Marius Roberts: ‘My Motoring Dreams’

Marius Roberts: ‘My Motoring Dreams’

I really wish I was still a child — life was so innocent then. We believed in a man in a red suit coming down a chimney; in a bunny delivering chocolate eggs; the slaying of dragons; princesses being locked away in towers and that mermaids swam the seas. Our imaginations ran wild and anything was possible. Isn’t it sad how, as we grow older, we slowly stop believing? Our imaginations are contained, and our dreams are shattered by the realities of life and responsibility.

Wouldn’t it be awesome if fairytales didn’t only exist in Hollywood blockbusters, but we were somehow able to recapture that attitude to life? In a way we can, but have had to give it a new name, a more acceptable term for adults who are no longer allowed to believe in fairytales. It’s called it the bucket list. Jack Nicholson and Morgan Freeman popularised the term in the 2008 movie. And it’s a simple-enough concept: what would you like to see, do and experience before your ignition gets turned off for the last time? Drawing up your bucket list allows you to be a kid again: you don’t question whether it’s possible or not, but instead you relish the freedom of dreaming big.

So it goes without saying that most items on our lists are things which are not available in our network of influence or are out of our reach financially. I love travel and, obviously, cars, and as you are reading a motoring supplement, it’s fair to say that we are probably going to have a few items in common on our lists. And this is why I am blessed and grateful that I do the work I do, because it has given me the opportunity to tick so many items off my bucket list as well as unlock new experiences that were never on it. I have probably had my hands on the wheels of most of the “must-drive” cars on your list. I have raced cars and tested my ability as a driver, stayed in some amazing hotels, visited cities I have always wanted to explore and discovered and learnt to appreciate what makes South Africa such a beautiful place. Two weeks back was another one of those “living the dream” moments. There I was, strapped into the co-driver’s seat of one of Regent Racing’s Dakar spec’d Nissan Navaras, competing in the opening round of the national Donaldson Cross Country Championship in Harrismith.

It’s a magnificent part of our country, but there was no time to admire the scenery. I was only vaguely aware of cosmos-lined farmlands hurtling past as we powered through a highly technical and demanding 700km route. Regent Racing’s Celebrity Drive initiative has been incredibly popular, giving some heavyweights in the sporting and entertainment world a taste of cross-country racing. Being the competitive bugger I am, I wasn’t content to simply make up the numbers and go along for the ride — I wanted to add value as a co-driver.
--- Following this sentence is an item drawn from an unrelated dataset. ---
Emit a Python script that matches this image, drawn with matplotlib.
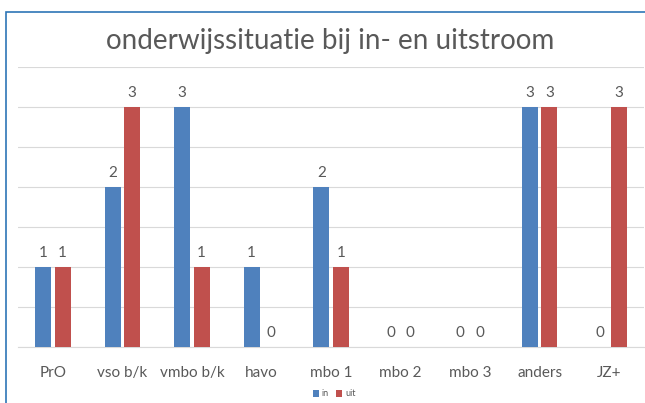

Even though this wasn’t my first time in this beast of a machine, the mind still boggles at the terrain these vehicles can tame… you find yourself thinking that perhaps the Easter Bunny isn’t so far-fetched.

But, sadly, this fairytale didn’t have a happy ending. The lengthy technical route, in trying conditions, took longer than the organisers had anticipated, so I was gutted when I had to retire at the halfway point because I had a plane to catch — to Abu Dhabi — for another pinch-myself experience. This city in the Persian Gulf is a bit like dropping through Alice’s rabbit hole into Wonderland: a city of smoke and mirrors, a galaxy away from where I had just been playing in the raw beauty of nature. Michelin had brought me to Abu Dhabi to celebrate 125 years of the company’s pioneering success — from introducing air-filled tyres in 1895 to producing the first radial tyre in 1946.

But it’s Michelin’s race-winning technologies and success on race- or dirt track that I am most familiar with. For many, this trip would have ticked a good few items on the bucket list, such as visiting the famous Ferrari World, staying at one of the world’s most recognisable hotels, the Viceroy, or cruising the manmade Yas Island on a luxury yacht. For me it was the chance to tick off another world-famous racetrack, the Yas Marina Circuit. I was unleashed on the South Circuit which, if you are familiar with this Formula One track, includes the second very long straight which ends in a second-gear left-right-left sequence of corners before you arrive at the ballsy, fast, double right-hand turns 15 and 16, that hurtle you on a collision course with the Viceroy Hotel.

This section really tests the dynamics of a car, but your resolve will probably falter before the car lets go. A sequence of tight direction changes sees you emerging on the other side of the hotel, before diverting left and back on to the straight to complete your lap. But what made this a solid-gold bucket-list experience, was what was waiting in the pit lane for me to drive: the Ferrari 458, a Merc SLS, an Audi R8 V10, a Porsche 911S, a Corvette Stingray and a manual Toyota 86.